Bu tarihten itibaren Artvin-Ardanuç-Borçka ve Şavşat’tan Gürcistan Hükümeti çekildi. 45 yıllık esaret sona erdi. 7 Mart 1921’den itibaren Artvin’de Türk bayrağı dalgalanmaya başladı.
Cumhuriyet Döneminde Artvin
1878-1918 ve 1918-1921 tarihleri arasında, Rusya-Ermeni-İngiliz-Gürcistan idaresinde kalan Artvin-Borçka ve Şavşat kazaları 7 Mart 1921’den itibaren 4 ay kadar Ardahan kazasına bağlanmıştır. Yeni Türk devletinin ilk anayasası olan 20 Ocak 1921 tarihli Teşkilat-ı Esasiye’de, 24 Nisan 1924’te yapılan değişikler ile Liva-Sancak teşkilatı kaldırılınca Artvin Vilayet haline geldi.
1926 Haziranında 877 sayılı kanunla Yusufeli Kazası Erzurum Vilayeti’nden alınarak Artvin’e bağlandı. 1928’de, 1282 sayılı kanunla Borçka Kazası nahiye haline getirilerek Artvin’e bağlandı. Dokuz yıl Artvin vilayeti teşkilatı ile yönetilen bu yerler, 1 Haziran 1933’te, 2197 sayılı kanunun ikinci maddesine göre, merkezi Rize olmak üzere Artvin ve Rize illeri birleştirilerek Çoruh vilayeti teşkil edilmiştir.

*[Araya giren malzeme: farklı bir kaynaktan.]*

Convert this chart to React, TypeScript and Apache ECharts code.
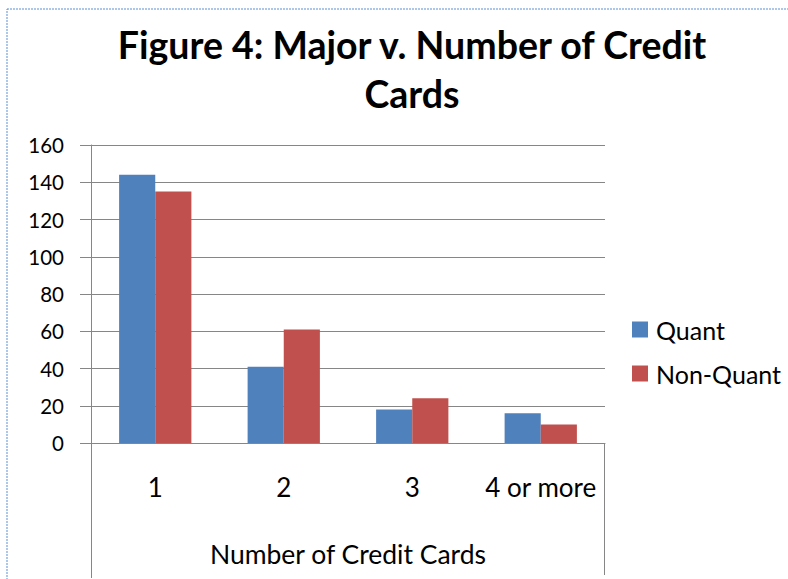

Arazi şartlarının zorluğu, Artvin ve çevresinin vilayet merkezine olan uzaklığı birtakım sorunlara yol açmıştır. Dönemin Başbakanı İsmet İNÖNÜ’nün 25 Temmuz 1935 tarihindeki Artvin’i ziyaretinde durum kendisine iletilmiştir. Bunun üzerine hükümet 4 Kasım 1936’da kabul edilen 2885 Sayılı Kanun ile, merkezi Rize olan Çoruh Vilayeti kaldırıldı. Artvin Merkez, Hopa, Borçka ve Şavşat kazaları ile evvelce Erzurum’a verilmiş Yusufeli Kazası’nı da alarak Artvin olan Çoruh İli teşkilatı kabul edildi.